Took me about a day to find out what was happening. The workaround I ended up with was this abomination:

Code:

static void *pool_alloc( pool *p )
    {
    void *pf = p->first_free_elem;
    if(!pf)
        {
        link_new_subpool(p);
        pf = p->first_free_elem;
        }
    // pointer-to-volatile-pointer, in order to block compiler optimziation
    void * volatile *pf2 = (void **)pf;
    p->first_free_elem = *pf2;

    // overwrite beginning of block, then read it again
    // in order to produce an artificial data dependency between the block's
    // content and the allocator's return value. This does NOT work if 
    // 'pf2' is not declared as a pointer-to-volatile-pointer.
    *pf2 = pf;
    return *pf2; // YA RLY!
    }

Apparently, this issue appears with all GCC versions from 3.4.1 and up, when using -O2 or higher optimization settings. It can be worked around with the "-fno-strict-aliasing" commandline switch, but I didn't want to do that. There probably exists better workarounds, but I was unable to find any at the time.

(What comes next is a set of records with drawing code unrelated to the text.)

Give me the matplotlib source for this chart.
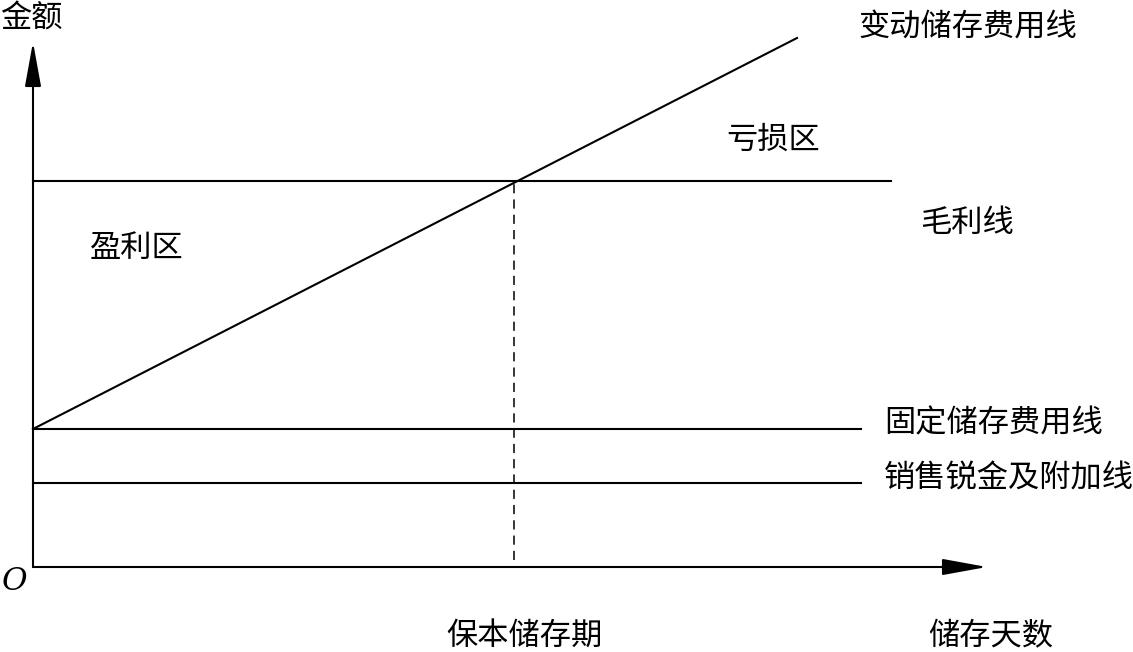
import matplotlib
matplotlib.use("Agg")
import matplotlib.pyplot as plt

plt.rcParams['font.family'] = ['Noto Sans CJK SC', 'DejaVu Sans']

# Schematic values (arbitrary units, origin at O)
x_axis_end = 954
y_axis_end = 525
gross_profit = 386          # 毛利线
gross_profit_xend = 858
fixed_cost = 138            # 固定储存费用线
sales_tax = 84              # 销售锐金及附加线
hline_xend = 828
var_line_x = [0, 764]       # 变动储存费用线
var_line_y = [138, 529]
breakeven_x = 481           # 保本储存期
dash_bottom = 7

labels = {
    "y_axis": "金额",
    "x_axis": "储存天数",
    "origin": "O",
    "var": "变动储存费用线",
    "loss": "亏损区",
    "gross": "毛利线",
    "profit": "盈利区",
    "fixed": "固定储存费用线",
    "tax": "销售锐金及附加线",
    "breakeven": "保本储存期",
}

fig = plt.figure(figsize=(11.33, 6.52), dpi=100)
ax = fig.add_axes([0, 0, 1, 1])
ax.set_xlim(-33, 1100)
ax.set_ylim(-85, 567)
ax.axis('off')

lw = 1.5
ap = dict(arrowstyle='-|>,head_length=1.1,head_width=0.2', lw=lw, color='black',
          shrinkA=0, shrinkB=0, mutation_scale=25)
ax.annotate('', xy=(0, y_axis_end), xytext=(0, 0), arrowprops=ap)
ax.annotate('', xy=(x_axis_end, 0), xytext=(0, 0), arrowprops=ap)

ax.plot([0, gross_profit_xend], [gross_profit, gross_profit], color='black', lw=lw)
ax.plot([0, hline_xend], [fixed_cost, fixed_cost], color='black', lw=lw)
ax.plot([0, hline_xend], [sales_tax, sales_tax], color='black', lw=lw)
ax.plot(var_line_x, var_line_y, color='black', lw=lw)
ax.plot([breakeven_x, breakeven_x], [dash_bottom, gross_profit], color='black', lw=1.1,
        linestyle=(0, (6, 4)))

fs = 22.5
ax.text(-33, 548, labels["y_axis"], fontsize=fs, ha='left', va='center')
ax.text(-31, -14, labels["origin"], fontsize=fs, ha='left', va='center',
        family='DejaVu Serif', style='italic')
ax.text(825, 539, labels["var"], fontsize=fs, ha='left', va='center')
ax.text(693, 427, labels["loss"], fontsize=fs, ha='left', va='center')
ax.text(887, 344, labels["gross"], fontsize=fs, ha='left', va='center')
ax.text(57, 319, labels["profit"], fontsize=fs, ha='left', va='center')
ax.text(851, 144, labels["fixed"], fontsize=fs, ha='left', va='center')
ax.text(851, 89, labels["tax"], fontsize=fs, ha='left', va='center')
ax.text(413, -69, labels["breakeven"], fontsize=fs, ha='left', va='center')
ax.text(895, -69, labels["x_axis"], fontsize=fs, ha='left', va='center')

fig.savefig("out.png", dpi=100)
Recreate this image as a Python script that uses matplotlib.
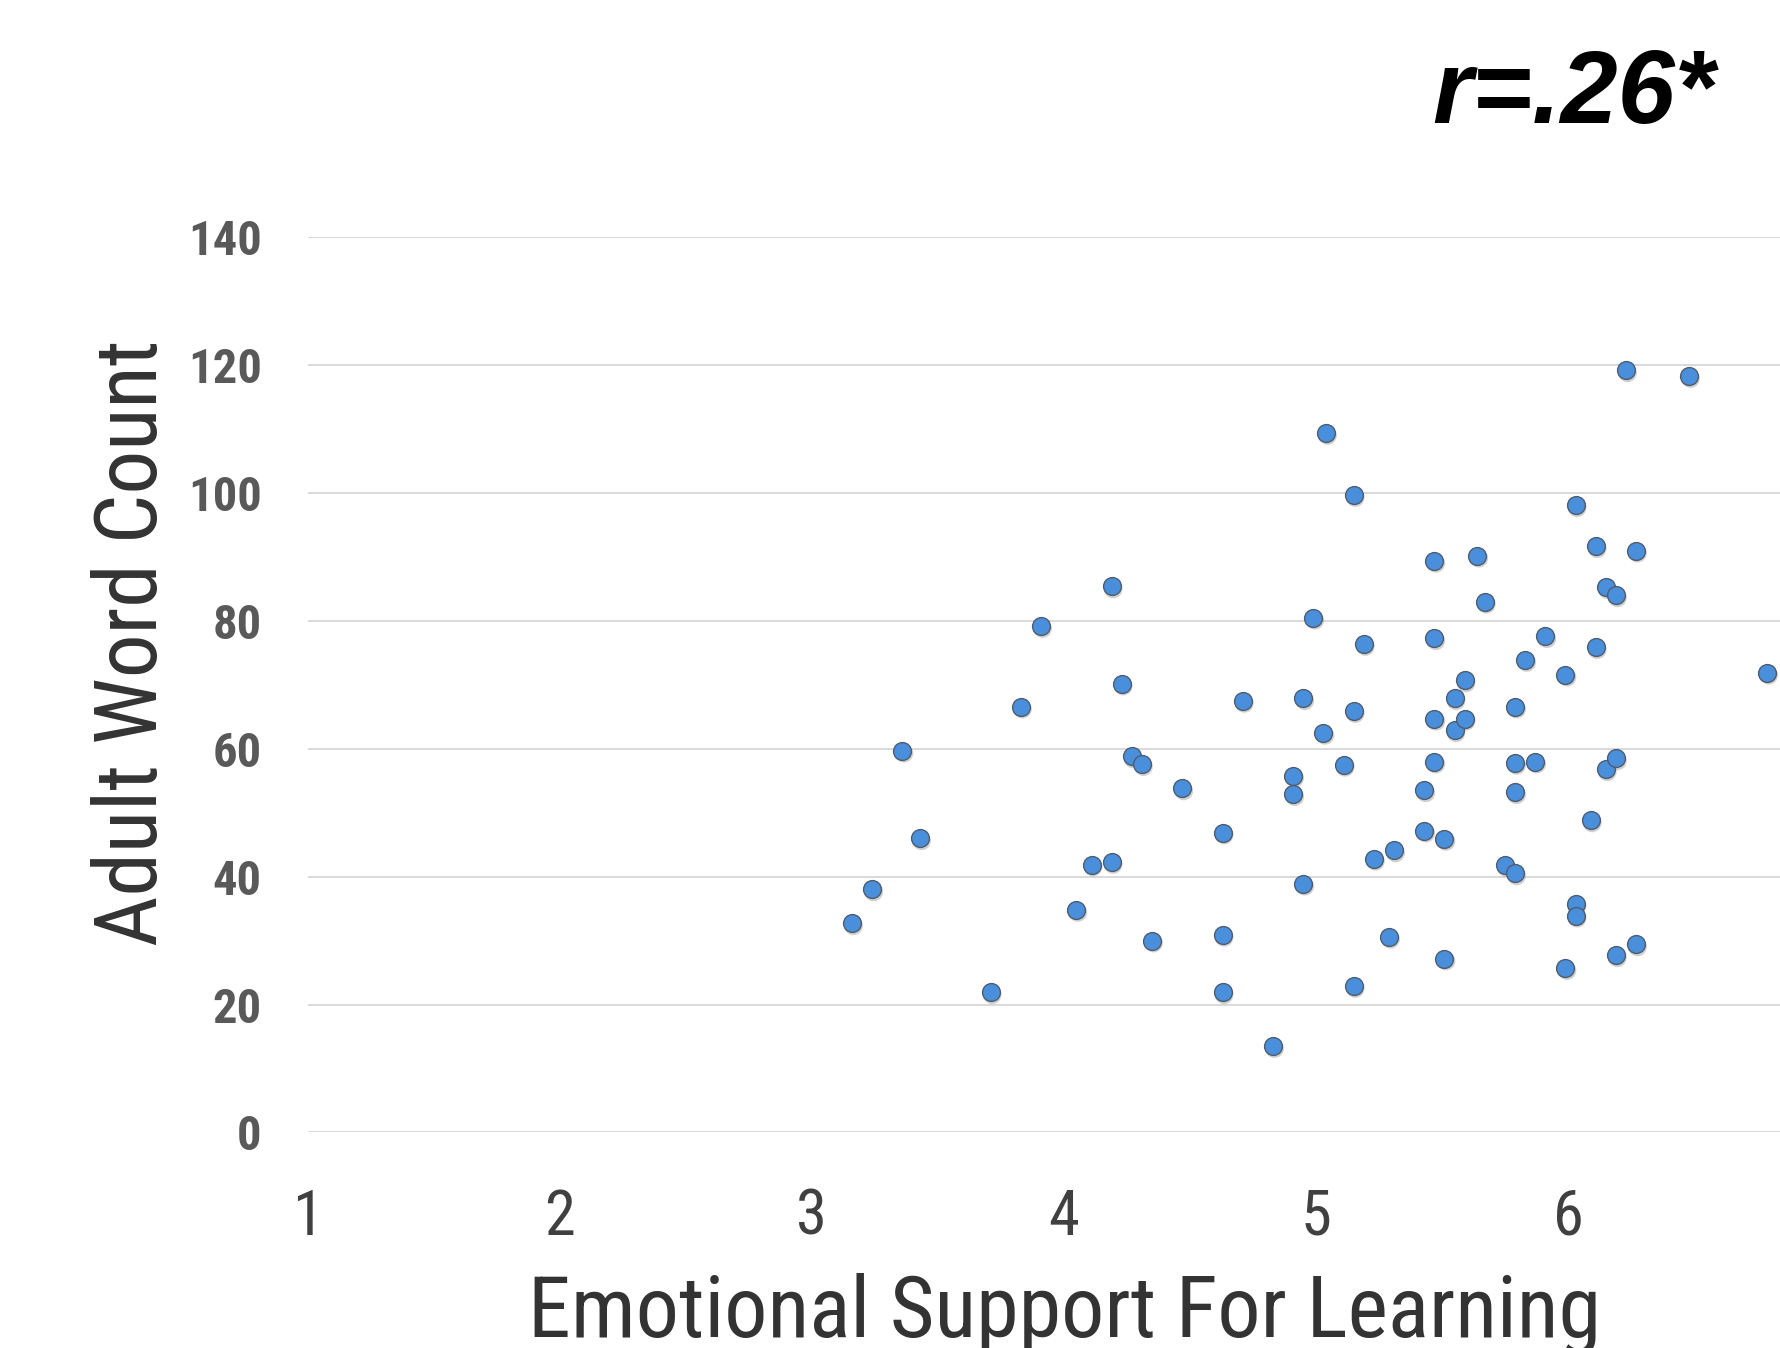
import matplotlib
matplotlib.use("Agg")
import matplotlib.pyplot as plt
from matplotlib import font_manager as fm
from matplotlib.transforms import offset_copy

# ---- data ----
support = [3.16, 3.24, 3.36, 3.43, 3.71, 3.83, 3.91, 4.05, 4.11, 4.19, 4.19, 4.23,
           4.27, 4.31, 4.35, 4.47, 4.63, 4.63, 4.63, 4.71, 4.83, 4.91, 4.91, 4.95,
           4.95, 4.99, 5.03, 5.04, 5.11, 5.15, 5.15, 5.15, 5.19, 5.23, 5.31, 5.29,
           5.43, 5.43, 5.47, 5.47, 5.47, 5.47, 5.51, 5.51, 5.55, 5.55, 5.59, 5.59,
           5.64, 5.67, 5.75, 5.79, 5.79, 5.79, 5.79, 5.83, 5.87, 5.91, 5.99, 5.99,
           6.03, 6.03, 6.03, 6.09, 6.11, 6.11, 6.15, 6.19, 6.15, 6.19, 6.19, 6.23,
           6.27, 6.27, 6.48, 6.79]
words = [32.7, 38.0, 59.7, 46.0, 21.9, 66.6, 79.2, 34.8, 41.9, 42.3, 85.4, 70.2,
         58.8, 57.6, 30.0, 53.8, 46.9, 30.9, 21.9, 67.5, 13.5, 55.8, 52.9, 67.9,
         38.9, 80.5, 62.5, 109.4, 57.5, 99.7, 65.9, 22.9, 76.4, 42.8, 44.1, 30.6,
         53.5, 47.2, 89.4, 77.3, 64.7, 58.0, 45.9, 27.2, 67.9, 62.9, 70.7, 64.7,
         90.2, 83.0, 41.8, 40.5, 66.6, 57.8, 53.2, 73.9, 58.0, 77.6, 71.6, 25.7,
         98.1, 35.8, 33.9, 48.8, 75.9, 91.7, 85.3, 84.0, 56.8, 58.5, 27.7, 119.2,
         91.0, 29.4, 118.3, 71.9]
x_ticks = [1, 2, 3, 4, 5, 6]
y_ticks = [0, 20, 40, 60, 80, 100, 120, 140]
x_label = "Emotional Support For Learning"
y_label = "Adult Word Count"
annotation = "r=.26*"

# ---- fonts ----
available = {f.name for f in fm.fontManager.ttflist}
cond_family = None
cond_stretch = "normal"
for cand in ["Liberation Sans Narrow", "Roboto Condensed", "Open Sans Condensed",
             "DejaVu Sans Condensed"]:
    if cand in available:
        cond_family = cand
        break
if cond_family is None:
    cond_family = "DejaVu Sans"
    cond_stretch = "condensed"
ytick_family = "Roboto Condensed" if "Roboto Condensed" in available else "Open Sans"

fig = plt.figure(figsize=(17.81, 13.48), dpi=100)
fig.patch.set_facecolor("white")
ax = fig.add_axes([0.17266, 0.15994, 0.84930, 0.66395])
ax.set_facecolor("white")

ax.set_xlim(1, 7)
ax.set_ylim(0, 140)
ax.set_yticks(y_ticks)
ax.set_xticks(x_ticks)
ax.grid(axis="y", color="#d9d9d9", linewidth=1.4, zorder=0)
ax.set_axisbelow(True)
for s in ax.spines.values():
    s.set_visible(False)
ax.tick_params(axis="both", length=0)
ax.tick_params(axis="y", pad=33)
ax.tick_params(axis="x", pad=40)

for lab in ax.get_yticklabels():
    lab.set_family(ytick_family)
    lab.set_fontsize(35)
    lab.set_weight("bold")
    lab.set_color("#595959")
for lab in ax.get_xticklabels():
    lab.set_family(cond_family)
    lab.set_stretch(cond_stretch)
    lab.set_fontsize(45)
    lab.set_color("#404040")

# shadow
shadow_tr = offset_copy(ax.transData, fig=fig, x=1.5, y=-2.5, units="dots")
ax.scatter(support, words, s=180, color="#7a7a7a", alpha=0.35, edgecolors="none",
           transform=shadow_tr, zorder=2, clip_on=False)
ax.scatter(support, words, s=165, color="#4a8fdc", edgecolors="#4d5d70",
           linewidths=1.0, zorder=3, clip_on=False)

fig.text(1065 / 1781, 1 - 1337 / 1348, x_label, ha="center", va="baseline",
         family=cond_family, stretch=cond_stretch, fontsize=62, color="#333333")
fig.text(157 / 1781, 1 - 643 / 1348, y_label, ha="center", va="baseline",
         rotation=90, rotation_mode="anchor", family=cond_family,
         stretch=cond_stretch, fontsize=63, color="#333333")
fig.text(1715 / 1781, 1 - 123 / 1348, annotation, ha="right", va="baseline",
         family="Liberation Sans", weight="bold", style="italic", fontsize=74,
         color="black")

fig.savefig("out.png", dpi=100, facecolor="white")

Mike Acton has a fairly good article explaining this issue at http://cellperformance.beyond3d.com/articles/2006/06/understanding-strict-aliasing.html

This is not the only optimization GCC does where it exploits C/C++ "undefined behavior" in order to get more efficient code at the expense of occasional unexpected behavior. With at least gcc-4.3.3, the following code turns into an infinite loop:

Code:

int i;
// relying on signed underflow to get out of the loop
for(i=0;i<100;i--)
    {
    do_something();
    }

 

And with code like that, if you put a printf("%d\n",i) inside the loop and run it thru the optimizer, you'll prolly wonder why the hell am I not getting an infinite loop?